In the 1920s juvenile delinquents, roaming youth, and itinerant laborers in one experiment were rounded up sent to the Bonin Islands to execute the colonial domestication of the islands envisaged by Tokyo authorities. Reform projects and attempts to harness (male) youth to the nation frequently framed their efforts through the imperial imagination. Reformers compared “juvenile delinquents with ‘broken, defeated’ Koreans and slum dwellers with the Ainu” (Ambaras 2006, 63). Colonialism provided the global context and possible futures of unruly youth and uncannily prefigured the discourse around Japan’s contemporary youth. “The construction of social problems in Japan at the turn of the twentieth century thus signals the country’s integration in a global network of power and knowledge organized around multiple imperial and industrial centers” (Ibid.). Ambaras succinctly highlights the sociopolitical necessity of discursive techniques to ideologically and physically articulate youthful becomings with the changing shape of the nation. In the present we witness a sharp tension between national (post)modernity and the global production of youth. This tension jeopardizes the future as a teleological prize of uncontaminated cultural continuity. It is crucial to not read the Lesque skaters and their peers as inhabiting the figure of crisis—much like their predecessors might be cast as the unwitting surplus in imperial crisis—but instead to see them navigating economic and cultural topographies scored with multiple, conflicting lines of flight, where the nation folds into and out of the global space:  
The duality of Japan versus the world, or the nation-state versus the global market, that underlies much of the rhetoric of ‘‘Japan in crisis’’ occludes the mutually parasitic relations between economic and political forces at play. The expanse of the borderless market is, of course, not ‘‘out there’’ somewhere outside Japan but is spreading within it, through the very forces that are transforming the corporate governance and employment practices in Japanese companies or in neoliberal measures that are eroding the public sector and services in the name of reform. (Yoda 2001, 642)

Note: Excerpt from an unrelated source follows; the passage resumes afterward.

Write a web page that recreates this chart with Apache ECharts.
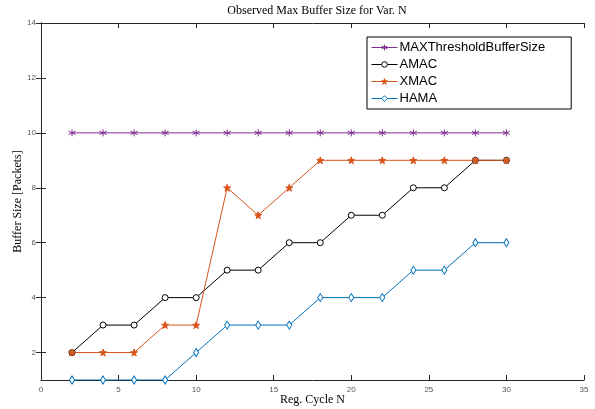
<!DOCTYPE html>
<html>
<head>
<meta charset="utf-8">
<script src="https://cdn.jsdelivr.net/npm/echarts@6/dist/echarts.min.js"></script>
<style>
  html, body { margin: 0; padding: 0; background: #fff; }
  #chart { width: 595px; height: 409px; }
</style>
</head>
<body>
<div id="chart"></div>
<script>
// data
var cycles = [2, 4, 6, 8, 10, 12, 14, 16, 18, 20, 22, 24, 26, 28, 30];
var maxThreshold = [10, 10, 10, 10, 10, 10, 10, 10, 10, 10, 10, 10, 10, 10, 10];
var amac = [2, 3, 3, 4, 4, 5, 5, 6, 6, 7, 7, 8, 8, 9, 9];
var xmac = [2, 2, 2, 3, 3, 8, 7, 8, 9, 9, 9, 9, 9, 9, 9];
var hama = [1, 1, 1, 1, 2, 3, 3, 3, 4, 4, 4, 5, 5, 6, 6];
var yTicks = [2, 4, 6, 8, 10, 12, 14];

function pairs (ys) {
  return cycles.map(function (x, i) { return [x, ys[i]]; });
}

var asterisk = 'path://M0,-1L0,1M-0.87,-0.5L0.87,0.5M-0.87,0.5L0.87,-0.5';
var star = 'path://M0,-10L2.35,-3.24L9.51,-3.09L3.8,1.24L5.88,8.09L0,4L-5.88,8.09L-3.8,1.24L-9.51,-3.09L-2.35,-3.24Z';

var labelStyle = { fontFamily: 'Liberation Sans', fontSize: 8, color: '#555' };
var axisLineStyle = { color: '#262626', width: 1 };

function series (name, ys, color, symbol, size, fill) {
  return {
    name: name,
    type: 'line',
    data: pairs(ys),
    symbol: symbol,
    symbolSize: size,
    showAllSymbol: true,
    lineStyle: { color: color, width: 1 },
    itemStyle: { color: fill, borderColor: color, borderWidth: 1 },
    emphasis: { disabled: true },
    animation: false
  };
}

var chart = echarts.init(document.getElementById('chart'));
chart.setOption({
  animation: false,
  title: {
    text: 'Observed Max Buffer Size for Var. N',
    left: 312, top: 0, textAlign: 'center',
    textStyle: { fontFamily: 'Liberation Serif', fontSize: 12, fontWeight: 'normal', color: '#000' }
  },
  grid: { left: 41, right: 11, top: 23, bottom: 29, outerBoundsMode: 'none', containLabel: false },
  legend: {
    orient: 'vertical',
    left: 367, top: 37,
    padding: [4, 26, 4, 4],
    itemGap: 4,
    itemWidth: 26, itemHeight: 7,
    borderColor: '#000', borderWidth: 1, borderRadius: 0,
    backgroundColor: '#fff',
    lineStyle: { width: 1 },
    itemStyle: { borderWidth: 1 },
    textStyle: { fontFamily: 'Liberation Sans', fontSize: 13, color: '#000', padding: [0, 0, 0, -3] },
    data: ['MAXThresholdBufferSize', 'AMAC', 'XMAC', 'HAMA']
  },
  xAxis: [{
    type: 'value', min: 0, max: 35, interval: 5,
    name: 'Reg. Cycle N', nameLocation: 'middle', nameGap: 14, nameMoveOverlap: false,
    nameTextStyle: { fontFamily: 'Liberation Serif', fontSize: 12, color: '#000' },
    axisLine: { lineStyle: axisLineStyle },
    axisTick: { inside: true, length: 5, lineStyle: axisLineStyle },
    axisLabel: Object.assign({ margin: 6 }, labelStyle),
    splitLine: { show: false }
  }, {
    type: 'value', min: 0, max: 35, interval: 5, position: 'top',
    axisLine: { lineStyle: axisLineStyle },
    axisTick: { inside: true, length: 5, lineStyle: axisLineStyle },
    axisLabel: { show: false },
    splitLine: { show: false }
  }],
  yAxis: [{
    type: 'value', min: 1, max: 14,
    name: 'Buffer Size [Packets]', nameLocation: 'middle', nameGap: 17, nameMoveOverlap: false,
    nameTextStyle: { fontFamily: 'Liberation Serif', fontSize: 12, color: '#000' },
    axisLine: { show: true, lineStyle: axisLineStyle },
    axisTick: { show: true, inside: true, length: 5, lineStyle: axisLineStyle, customValues: yTicks },
    axisLabel: Object.assign({ customValues: yTicks, margin: 5 }, labelStyle),
    splitLine: { show: false }
  }, {
    type: 'value', min: 1, max: 14, position: 'right',
    axisLine: { show: true, lineStyle: axisLineStyle },
    axisTick: { show: true, inside: true, length: 5, lineStyle: axisLineStyle, customValues: yTicks },
    axisLabel: { show: false, customValues: yTicks },
    splitLine: { show: false }
  }],
  series: [
    series('MAXThresholdBufferSize', maxThreshold, '#7E2F8E', asterisk, 7, '#7E2F8E'),
    series('AMAC', amac, '#000000', 'circle', 6, '#fff'),
    series('XMAC', xmac, '#D95319', star, 7, '#D95319'),
    series('HAMA', hama, '#0072BD', 'diamond', [5, 8], '#fff')
  ]
});
</script>
</body>
</html>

Itoshin, so similar to the young delinquents in Ambaras’ history of pre-war era “bad youth,” finds himself sleeping alongside others produced out of the new intensities of “borderless markets.” Waking in the crowded, stuffy globalized world localized in his dorm, uncannily and doubly alien, Itoshin shares in the experience of many of his young contemporaries while also embodying a genealogy of Japanese male labor laid over a new globalizing fold.

Tokyo Skateboard Local



On his way to his shift at Family Mart he steps into the street and drops his skateboard before him. One graceful, long push and he’s gliding through traffic and coming to a stop at a railroad crossing. The train rushes past, carrying commuters westward from the commercial centers of the city. The gates rise and his jumps back on his board, turning  a corner, then cutting and dodging through a crowd of salarymen pouring out of the nearby train station. The contrast between them is sharp as I follow behind, videoing Itoshin’s line through the crowd. Tired office workers pull up sharply or sidestep as Itoshin’s wheels clear a sonic path that opens up space before him and then closes swiftly behind. I swerve and have trouble keeping up as he pushes hard, gaining speed in an empty stretch of the narrow street. While he might be interpellated as another sign of social disorder within the panic site of youth, he is already flashing past, in flight, shifting, pushing to a shitty job that will keep him alive on expired food, the excess left behind by the rest of society. His movement through the Tokyo streets reflects a comfort with  “moving, changing, being swept beyond one singular position into a multiplicity of flows,” navigating the harsh politics of the local at the level of the street and social expectation but surviving on expired conbini food and contributing to the social and physical life of the Lesque house (Grosz 1995, 184).